Assim meu Filho esteve ali, desnudou-se ele mesmo de suas vestes enquanto seus carrascos diziam: “Estas roupas são nossas e não tornará a colocá-las porque está condenado à morte”. Estando Ele completamente nu, recebeu de alguém que se encontrava por ali, um pano para que pudesse cobrir parte de seu corpo exposto, o qual fez com muita alegria. Depois, os cruéis sacerdotes lhe agarraram e o colocaram na cruz cravando a mão direita no buraco pelo qual fora feito e atravessando a mão Dele pela parte em que os ossos estão mais unidos; depois, atando cordas ao pulso da outra mão, esticaram seu braço com violência e pregaram da mesma maneira. Logo, também pregaram o pé direito e, sobre ele, o esquerdo com os cravos que, de tal modo, todos os seus nervos e veias se estenderam e rasgaram. Puseram a coroa de espinhos em sua santa cabeça e apertaram-na, de tal forma, que com o sangue que saía, seus olhos se encheram, seus ouvidos se obstruíram e toda sua barba foi afetada com o mesmo sangue que por ela corria.

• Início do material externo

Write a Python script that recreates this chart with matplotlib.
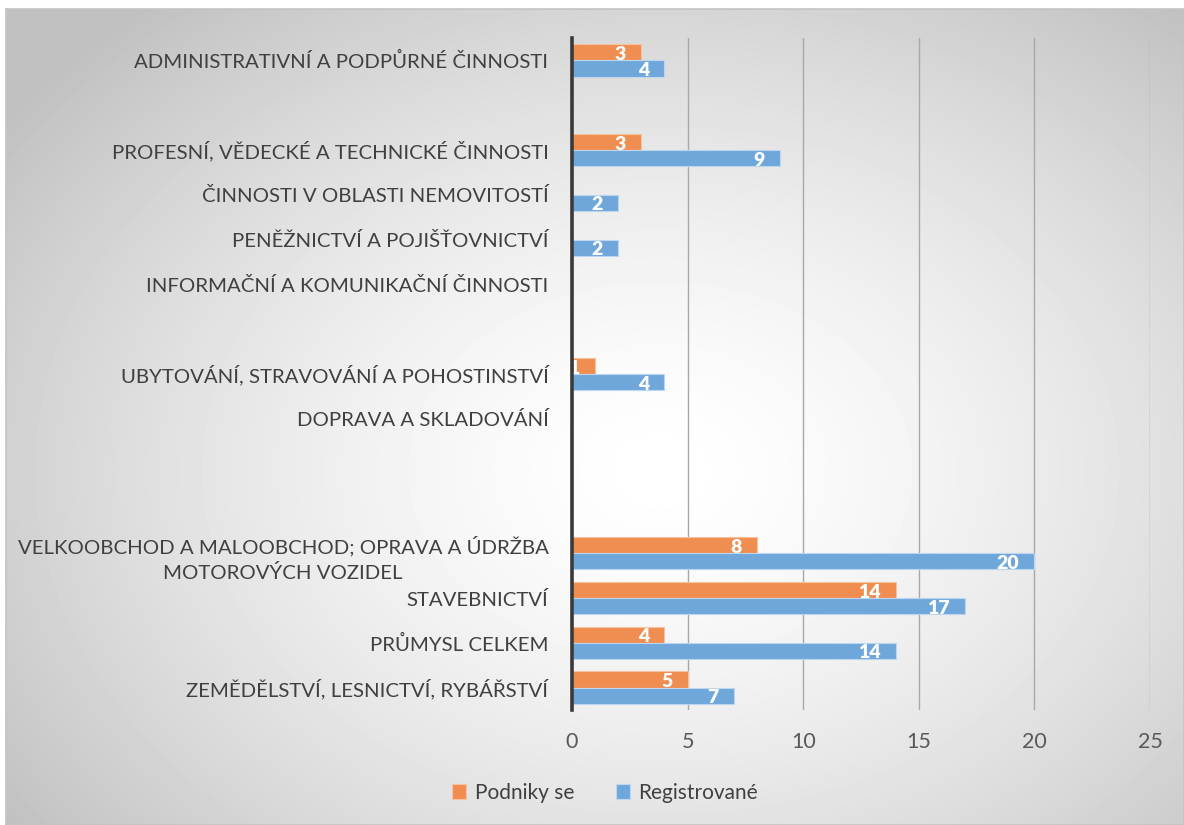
import numpy as np
import matplotlib
matplotlib.use("Agg")
import matplotlib.pyplot as plt

plt.rcParams['font.family'] = ['Lato', 'DejaVu Sans']

# categories bottom -> top, empty strings are blank slots in the original
categories = [
    "ZEMĚDĚLSTVÍ, LESNICTVÍ, RYBÁŘSTVÍ",
    "PRŮMYSL CELKEM",
    "STAVEBNICTVÍ",
    "VELKOOBCHOD A MALOOBCHOD; OPRAVA A ÚDRŽBA\nMOTOROVÝCH VOZIDEL",
    "",
    "",
    "DOPRAVA A SKLADOVÁNÍ",
    "UBYTOVÁNÍ, STRAVOVÁNÍ A POHOSTINSTVÍ",
    "",
    "INFORMAČNÍ A KOMUNIKAČNÍ ČINNOSTI",
    "PENĚŽNICTVÍ A POJIŠŤOVNICTVÍ",
    "ČINNOSTI V OBLASTI NEMOVITOSTÍ",
    "PROFESNÍ, VĚDECKÉ A TECHNICKÉ ČINNOSTI",
    "",
    "ADMINISTRATIVNÍ A PODPŮRNÉ ČINNOSTI",
]
podniky = [5, 4, 14, 8, None, None, None, 1, None, None, None, None, 3, None, 3]
registrovane = [7, 14, 17, 20, None, None, None, 4, None, None, 2, 2, 9, None, 4]
series_names = ["Podniky se", "Registrované"]

ORANGE = "#EF8E50"
BLUE = "#70A7DB"

W, H = 1184, 825
fig = plt.figure(figsize=(W / 100, H / 100), dpi=100)
fig.patch.set_facecolor("white")

# radial gradient background box
bx0, by0 = 6, 9
bg = fig.add_axes([bx0 / W, 0, 1 - bx0 / W, 1 - by0 / H], zorder=-5)
yy, xx = np.mgrid[by0:H, bx0:W]
r = np.sqrt(((xx - 660) / 800.0) ** 2 + ((yy - 470) / 600.0) ** 2)
v = 255 - 62 * np.clip(r, 0, 1) ** 1.5
bg.imshow(v, cmap="gray", vmin=0, vmax=255, aspect="auto", interpolation="bilinear")
bg.set_xticks([])
bg.set_yticks([])
for s in bg.spines.values():
    s.set_color("#c4c4c4")
    s.set_linewidth(1.2)

ax = fig.add_axes([572 / W, 1 - 710 / H, (1150 - 572) / W, (710 - 38) / H])
ax.set_facecolor("none")

y = np.arange(len(categories))
h = 0.36
pod = np.array([np.nan if p is None else p for p in podniky], dtype=float)
reg = np.array([np.nan if p is None else p for p in registrovane], dtype=float)

ax.barh(y + h / 2, np.nan_to_num(pod), height=h, color=ORANGE,
        edgecolor="#f6c3a0", linewidth=0.8, label=series_names[0], zorder=3)
ax.barh(y - h / 2, np.nan_to_num(reg), height=h, color=BLUE,
        edgecolor="#bcd6ef", linewidth=0.8, label=series_names[1], zorder=3)

for vals, off in ((pod, h / 2), (reg, -h / 2)):
    for yi, val in zip(y, vals):
        if np.isnan(val):
            continue
        ax.annotate(f"{val:g}", xy=(val, yi + off), xytext=(-11, -1.5),
                    textcoords="offset points", ha="right", va="center",
                    color="white", fontsize=14, fontweight="heavy", zorder=4)

ax.set_xlim(0, 25)
ax.set_ylim(-0.5, len(categories) - 0.5)
ax.set_xticks(np.arange(0, 26, 5))
ax.set_yticks(y)
ax.set_yticklabels(categories, multialignment="center", linespacing=1.55)
ax.tick_params(axis="y", length=0, pad=17, labelsize=14.7, labelcolor="#404040")
ax.tick_params(axis="x", length=0, pad=16, labelsize=15.5, labelcolor="#595959")

ax.grid(axis="x", color="#a8a8a8", linewidth=1, zorder=0)
ax.set_axisbelow(True)
for s in ("top", "right", "bottom"):
    ax.spines[s].set_visible(False)
ax.spines["left"].set_color("#3a3a3a")
ax.spines["left"].set_linewidth(2.6)
ax.spines["left"].set_zorder(5)

fig.legend(loc="center", bbox_to_anchor=(605 / W, 1 - 793 / H), ncol=2,
           frameon=False, fontsize=15, handlelength=0.7, handleheight=0.7,
           handletextpad=0.4, columnspacing=2.0, labelcolor="#404040")

fig.savefig("out.png", dpi=100)
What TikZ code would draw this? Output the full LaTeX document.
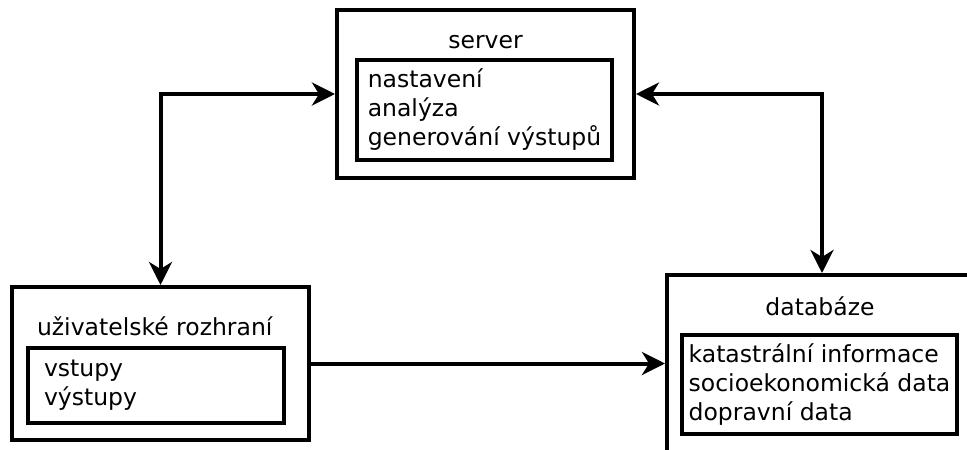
\documentclass[tikz,border=0pt]{standalone}
\usepackage{fontspec}
\setmainfont{DejaVu Sans}
\usetikzlibrary{arrows.meta,positioning}

\begin{document}
\begin{tikzpicture}[x=1pt, y=-1pt, line width=4pt,
                >={Stealth[length=23pt, width=23pt, inset=7pt]},
                font=\fontsize{23.5}{29}\selectfont,
                outerbox/.style={rectangle, draw, inner sep=0pt},
                innerbox/.style={rectangle, draw, inner ysep=0pt, align=left},
                title/.style={inner sep=0pt, anchor=base}
            ]

            \useasboundingbox (0,0) rectangle (967,450);
            \clip (0,0) rectangle (967,450);

            % Server
            \node[outerbox, minimum width=297, minimum height=168] (server) at (485.5,94) {};
            \node[title] (servertitle) at (485.5,48) {server};
            \node[innerbox, minimum width=255, minimum height=100] (serverlist) at (484.5,110)
                {nastavení\\analýza\\generování výstupů};

            % User interface
            \node[outerbox, minimum width=297, minimum height=153] (ui) at (160.5,363.5) {};
            \node[title, anchor=base west] (uititle) at (35,335) {uživatelské rozhraní};
            \node[innerbox, minimum height=75, text width=224, inner xsep=16] (uilist) at (156,385.5)
                {vstupy\\výstupy};

            % Database (runs off the page)
            \node[outerbox, minimum width=310, minimum height=250] (db) at (822,400) {};
            \node[title] (dbtitle) at (820,315) {databáze};
            \node[innerbox, minimum width=275, minimum height=99] (dblist) at (819.5,384.5)
                {katastrální informace\\socioekonomická data\\dopravní data};

            % Connections
            \draw[<->] (ui.north) |- (server.west);
            \draw[<->] (server.east) -| (db.north);
            \draw[->] (ui.east) -- (ui.east -| db.west);

        \end{tikzpicture}
\end{document}
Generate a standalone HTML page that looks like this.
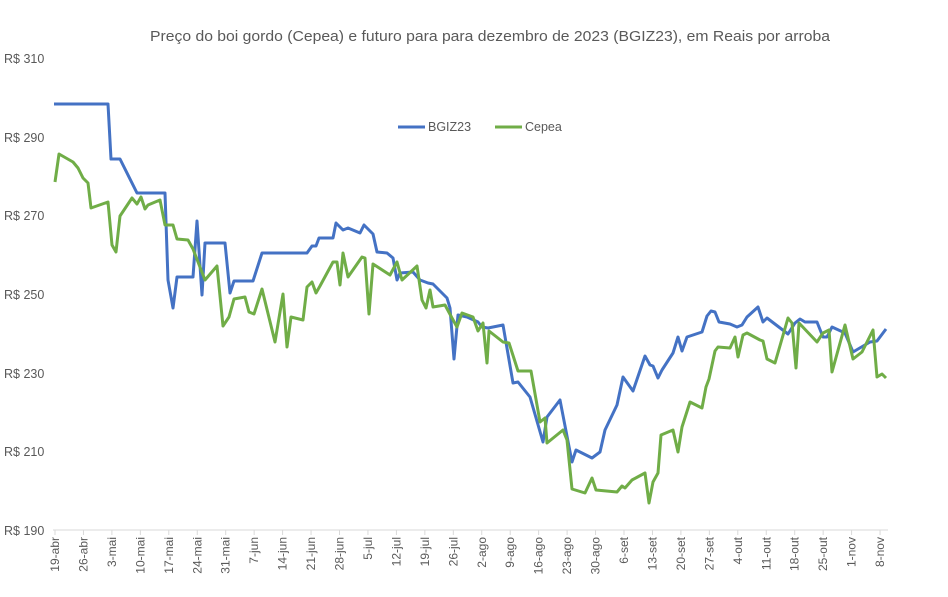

Quando meu Filho, que se achava dessa maneira, cheio de sangue e cravado na cruz, compadecendo-se de mim que estava chorando junto a Ele, fitou os olhos cheios de sangue em João, meu sobrinho, e pediu-lhe que cuidasse de mim. Neste momento ouvi uns que diziam que meu Filho era ladrão. E ouvi outros ainda dizendo que era mentiroso e outros diziam que não havia outro homem mais digno de morte do que Ele e, com isso, minha dor se renovava. Mas, como lhe havia dito, ao primeiro golpe que deram no cravo que o pregaram, caí como morta, minha visão escureceu e meus pés tremiam e, por causa de tanta dor que sentia, não pude vê-lo até que terminaram de pregá-lo. Pus-me de pé e vi meu Filho pendurado na cruz como se fosse um miserável e eu, tomada por tal agonia, apenas podia ficar em pé e mais nada. Quando meu Filho me viu com seus amigos chorando inconsolavelmente clamou por seu Pai com voz chorosa e alta dizendo: “Pai, por que me abandonaste?”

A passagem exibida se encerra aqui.